— Start of Given information —
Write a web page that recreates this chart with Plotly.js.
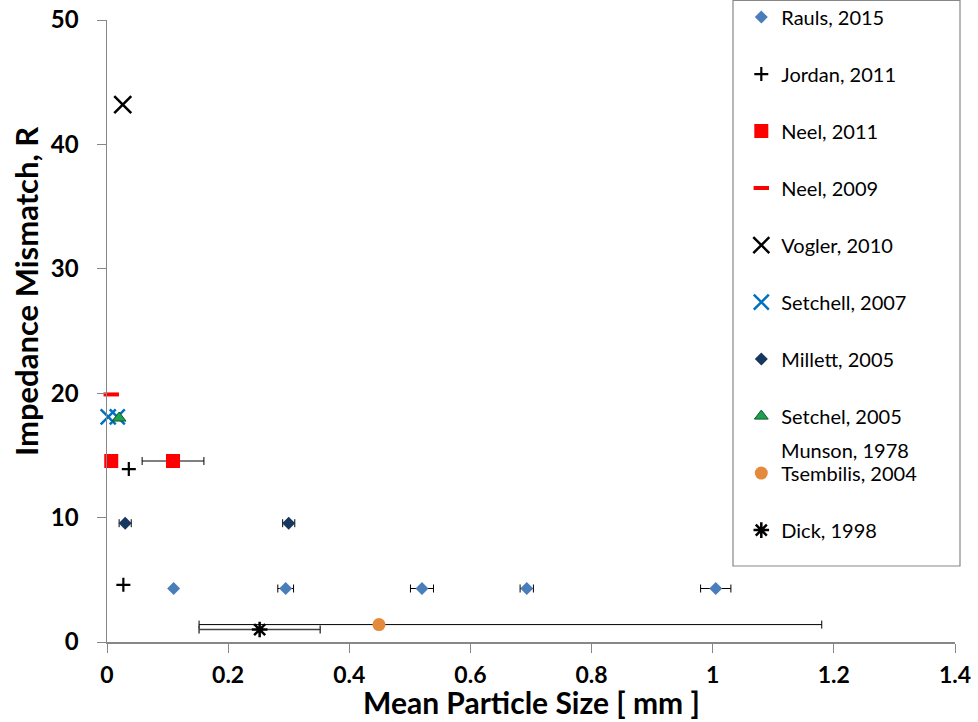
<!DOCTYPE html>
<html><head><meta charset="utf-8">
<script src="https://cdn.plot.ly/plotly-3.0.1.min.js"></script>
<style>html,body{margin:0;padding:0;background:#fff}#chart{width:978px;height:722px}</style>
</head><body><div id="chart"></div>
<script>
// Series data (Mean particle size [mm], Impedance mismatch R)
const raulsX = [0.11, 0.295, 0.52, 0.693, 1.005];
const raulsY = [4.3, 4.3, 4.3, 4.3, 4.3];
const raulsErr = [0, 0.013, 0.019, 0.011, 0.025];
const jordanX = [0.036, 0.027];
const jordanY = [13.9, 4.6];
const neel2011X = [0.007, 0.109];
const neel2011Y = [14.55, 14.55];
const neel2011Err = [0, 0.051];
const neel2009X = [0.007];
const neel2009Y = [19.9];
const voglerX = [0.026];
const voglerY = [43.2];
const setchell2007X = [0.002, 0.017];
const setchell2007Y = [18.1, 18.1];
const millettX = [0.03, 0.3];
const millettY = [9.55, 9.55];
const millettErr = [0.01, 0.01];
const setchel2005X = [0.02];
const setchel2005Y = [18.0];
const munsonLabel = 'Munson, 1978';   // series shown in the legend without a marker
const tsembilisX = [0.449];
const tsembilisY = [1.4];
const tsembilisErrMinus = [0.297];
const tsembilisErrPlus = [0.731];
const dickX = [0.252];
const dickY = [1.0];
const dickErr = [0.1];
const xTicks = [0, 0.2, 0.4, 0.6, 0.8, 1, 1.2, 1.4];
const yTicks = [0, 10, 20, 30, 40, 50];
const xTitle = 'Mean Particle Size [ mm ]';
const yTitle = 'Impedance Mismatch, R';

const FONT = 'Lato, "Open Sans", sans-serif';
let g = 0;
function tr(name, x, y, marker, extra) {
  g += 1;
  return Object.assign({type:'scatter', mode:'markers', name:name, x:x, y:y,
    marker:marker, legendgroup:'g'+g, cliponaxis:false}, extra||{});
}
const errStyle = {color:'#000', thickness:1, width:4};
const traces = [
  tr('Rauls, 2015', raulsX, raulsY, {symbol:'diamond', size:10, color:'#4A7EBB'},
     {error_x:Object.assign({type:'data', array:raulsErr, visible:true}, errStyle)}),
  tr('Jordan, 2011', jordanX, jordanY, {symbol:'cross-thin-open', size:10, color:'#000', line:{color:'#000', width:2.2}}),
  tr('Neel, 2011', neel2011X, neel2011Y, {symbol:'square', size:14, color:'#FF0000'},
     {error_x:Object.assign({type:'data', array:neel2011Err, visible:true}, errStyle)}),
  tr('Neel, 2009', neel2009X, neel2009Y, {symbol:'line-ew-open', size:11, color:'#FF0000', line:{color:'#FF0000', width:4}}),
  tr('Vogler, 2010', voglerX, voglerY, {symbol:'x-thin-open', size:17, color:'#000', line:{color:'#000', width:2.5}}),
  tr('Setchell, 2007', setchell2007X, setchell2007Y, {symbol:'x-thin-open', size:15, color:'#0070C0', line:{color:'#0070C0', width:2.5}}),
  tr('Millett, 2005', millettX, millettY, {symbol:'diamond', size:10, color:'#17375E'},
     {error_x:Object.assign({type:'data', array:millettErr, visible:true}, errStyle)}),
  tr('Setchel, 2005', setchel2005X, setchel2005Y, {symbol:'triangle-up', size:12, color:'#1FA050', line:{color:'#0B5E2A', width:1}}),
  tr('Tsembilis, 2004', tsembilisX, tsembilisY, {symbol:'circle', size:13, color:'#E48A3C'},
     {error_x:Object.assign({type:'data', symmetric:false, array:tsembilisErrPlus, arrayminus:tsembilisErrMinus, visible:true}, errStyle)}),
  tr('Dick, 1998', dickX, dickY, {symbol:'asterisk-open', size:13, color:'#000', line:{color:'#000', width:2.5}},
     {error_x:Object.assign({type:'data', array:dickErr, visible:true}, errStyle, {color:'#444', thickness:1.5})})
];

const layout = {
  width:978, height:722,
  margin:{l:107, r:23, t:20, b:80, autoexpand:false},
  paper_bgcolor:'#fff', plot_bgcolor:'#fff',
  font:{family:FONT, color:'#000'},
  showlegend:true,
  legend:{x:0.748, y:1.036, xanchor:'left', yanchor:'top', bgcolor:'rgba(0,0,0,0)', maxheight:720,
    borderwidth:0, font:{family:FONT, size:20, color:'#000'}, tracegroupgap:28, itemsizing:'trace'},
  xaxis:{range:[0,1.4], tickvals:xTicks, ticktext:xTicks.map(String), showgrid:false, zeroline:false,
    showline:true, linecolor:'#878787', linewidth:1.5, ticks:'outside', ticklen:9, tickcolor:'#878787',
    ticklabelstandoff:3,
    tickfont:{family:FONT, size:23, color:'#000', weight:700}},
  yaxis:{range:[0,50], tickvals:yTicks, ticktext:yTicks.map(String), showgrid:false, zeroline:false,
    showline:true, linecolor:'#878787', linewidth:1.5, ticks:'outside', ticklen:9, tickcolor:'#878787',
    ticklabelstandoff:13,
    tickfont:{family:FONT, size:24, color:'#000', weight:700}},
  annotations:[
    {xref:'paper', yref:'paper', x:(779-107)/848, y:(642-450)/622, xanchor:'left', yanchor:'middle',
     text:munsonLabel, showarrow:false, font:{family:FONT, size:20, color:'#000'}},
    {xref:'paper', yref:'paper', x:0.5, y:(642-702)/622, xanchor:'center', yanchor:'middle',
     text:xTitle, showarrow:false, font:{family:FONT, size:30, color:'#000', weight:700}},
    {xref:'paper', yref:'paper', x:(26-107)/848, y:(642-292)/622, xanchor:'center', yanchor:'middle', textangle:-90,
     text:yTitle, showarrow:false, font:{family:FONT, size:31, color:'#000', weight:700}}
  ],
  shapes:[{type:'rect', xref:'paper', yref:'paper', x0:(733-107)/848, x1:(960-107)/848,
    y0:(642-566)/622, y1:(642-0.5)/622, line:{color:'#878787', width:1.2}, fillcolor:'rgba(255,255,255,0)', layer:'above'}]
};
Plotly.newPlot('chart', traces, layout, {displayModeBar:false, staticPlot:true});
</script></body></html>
— End of Given information —
- Problem to solve: Please transcribe the material above exactly as written. Leave the pictures out.

- Solution for this task:
Write a web page that recreates this chart with Plotly.js.
<!DOCTYPE html>
<html><head><meta charset="utf-8">
<script src="https://cdn.plot.ly/plotly-3.0.1.min.js"></script>
<style>html,body{margin:0;padding:0;background:#fff}#chart{width:978px;height:722px}</style>
</head><body><div id="chart"></div>
<script>
// Series data (Mean particle size [mm], Impedance mismatch R)
const raulsX = [0.11, 0.295, 0.52, 0.693, 1.005];
const raulsY = [4.3, 4.3, 4.3, 4.3, 4.3];
const raulsErr = [0, 0.013, 0.019, 0.011, 0.025];
const jordanX = [0.036, 0.027];
const jordanY = [13.9, 4.6];
const neel2011X = [0.007, 0.109];
const neel2011Y = [14.55, 14.55];
const neel2011Err = [0, 0.051];
const neel2009X = [0.007];
const neel2009Y = [19.9];
const voglerX = [0.026];
const voglerY = [43.2];
const setchell2007X = [0.002, 0.017];
const setchell2007Y = [18.1, 18.1];
const millettX = [0.03, 0.3];
const millettY = [9.55, 9.55];
const millettErr = [0.01, 0.01];
const setchel2005X = [0.02];
const setchel2005Y = [18.0];
const munsonLabel = 'Munson, 1978';   // series shown in the legend without a marker
const tsembilisX = [0.449];
const tsembilisY = [1.4];
const tsembilisErrMinus = [0.297];
const tsembilisErrPlus = [0.731];
const dickX = [0.252];
const dickY = [1.0];
const dickErr = [0.1];
const xTicks = [0, 0.2, 0.4, 0.6, 0.8, 1, 1.2, 1.4];
const yTicks = [0, 10, 20, 30, 40, 50];
const xTitle = 'Mean Particle Size [ mm ]';
const yTitle = 'Impedance Mismatch, R';

const FONT = 'Lato, "Open Sans", sans-serif';
let g = 0;
function tr(name, x, y, marker, extra) {
  g += 1;
  return Object.assign({type:'scatter', mode:'markers', name:name, x:x, y:y,
    marker:marker, legendgroup:'g'+g, cliponaxis:false}, extra||{});
}
const errStyle = {color:'#000', thickness:1, width:4};
const traces = [
  tr('Rauls, 2015', raulsX, raulsY, {symbol:'diamond', size:10, color:'#4A7EBB'},
     {error_x:Object.assign({type:'data', array:raulsErr, visible:true}, errStyle)}),
  tr('Jordan, 2011', jordanX, jordanY, {symbol:'cross-thin-open', size:10, color:'#000', line:{color:'#000', width:2.2}}),
  tr('Neel, 2011', neel2011X, neel2011Y, {symbol:'square', size:14, color:'#FF0000'},
     {error_x:Object.assign({type:'data', array:neel2011Err, visible:true}, errStyle)}),
  tr('Neel, 2009', neel2009X, neel2009Y, {symbol:'line-ew-open', size:11, color:'#FF0000', line:{color:'#FF0000', width:4}}),
  tr('Vogler, 2010', voglerX, voglerY, {symbol:'x-thin-open', size:17, color:'#000', line:{color:'#000', width:2.5}}),
  tr('Setchell, 2007', setchell2007X, setchell2007Y, {symbol:'x-thin-open', size:15, color:'#0070C0', line:{color:'#0070C0', width:2.5}}),
  tr('Millett, 2005', millettX, millettY, {symbol:'diamond', size:10, color:'#17375E'},
     {error_x:Object.assign({type:'data', array:millettErr, visible:true}, errStyle)}),
  tr('Setchel, 2005', setchel2005X, setchel2005Y, {symbol:'triangle-up', size:12, color:'#1FA050', line:{color:'#0B5E2A', width:1}}),
  tr('Tsembilis, 2004', tsembilisX, tsembilisY, {symbol:'circle', size:13, color:'#E48A3C'},
     {error_x:Object.assign({type:'data', symmetric:false, array:tsembilisErrPlus, arrayminus:tsembilisErrMinus, visible:true}, errStyle)}),
  tr('Dick, 1998', dickX, dickY, {symbol:'asterisk-open', size:13, color:'#000', line:{color:'#000', width:2.5}},
     {error_x:Object.assign({type:'data', array:dickErr, visible:true}, errStyle, {color:'#444', thickness:1.5})})
];

const layout = {
  width:978, height:722,
  margin:{l:107, r:23, t:20, b:80, autoexpand:false},
  paper_bgcolor:'#fff', plot_bgcolor:'#fff',
  font:{family:FONT, color:'#000'},
  showlegend:true,
  legend:{x:0.748, y:1.036, xanchor:'left', yanchor:'top', bgcolor:'rgba(0,0,0,0)', maxheight:720,
    borderwidth:0, font:{family:FONT, size:20, color:'#000'}, tracegroupgap:28, itemsizing:'trace'},
  xaxis:{range:[0,1.4], tickvals:xTicks, ticktext:xTicks.map(String), showgrid:false, zeroline:false,
    showline:true, linecolor:'#878787', linewidth:1.5, ticks:'outside', ticklen:9, tickcolor:'#878787',
    ticklabelstandoff:3,
    tickfont:{family:FONT, size:23, color:'#000', weight:700}},
  yaxis:{range:[0,50], tickvals:yTicks, ticktext:yTicks.map(String), showgrid:false, zeroline:false,
    showline:true, linecolor:'#878787', linewidth:1.5, ticks:'outside', ticklen:9, tickcolor:'#878787',
    ticklabelstandoff:13,
    tickfont:{family:FONT, size:24, color:'#000', weight:700}},
  annotations:[
    {xref:'paper', yref:'paper', x:(779-107)/848, y:(642-450)/622, xanchor:'left', yanchor:'middle',
     text:munsonLabel, showarrow:false, font:{family:FONT, size:20, color:'#000'}},
    {xref:'paper', yref:'paper', x:0.5, y:(642-702)/622, xanchor:'center', yanchor:'middle',
     text:xTitle, showarrow:false, font:{family:FONT, size:30, color:'#000', weight:700}},
    {xref:'paper', yref:'paper', x:(26-107)/848, y:(642-292)/622, xanchor:'center', yanchor:'middle', textangle:-90,
     text:yTitle, showarrow:false, font:{family:FONT, size:31, color:'#000', weight:700}}
  ],
  shapes:[{type:'rect', xref:'paper', yref:'paper', x0:(733-107)/848, x1:(960-107)/848,
    y0:(642-566)/622, y1:(642-0.5)/622, line:{color:'#878787', width:1.2}, fillcolor:'rgba(255,255,255,0)', layer:'above'}]
};
Plotly.newPlot('chart', traces, layout, {displayModeBar:false, staticPlot:true});
</script></body></html>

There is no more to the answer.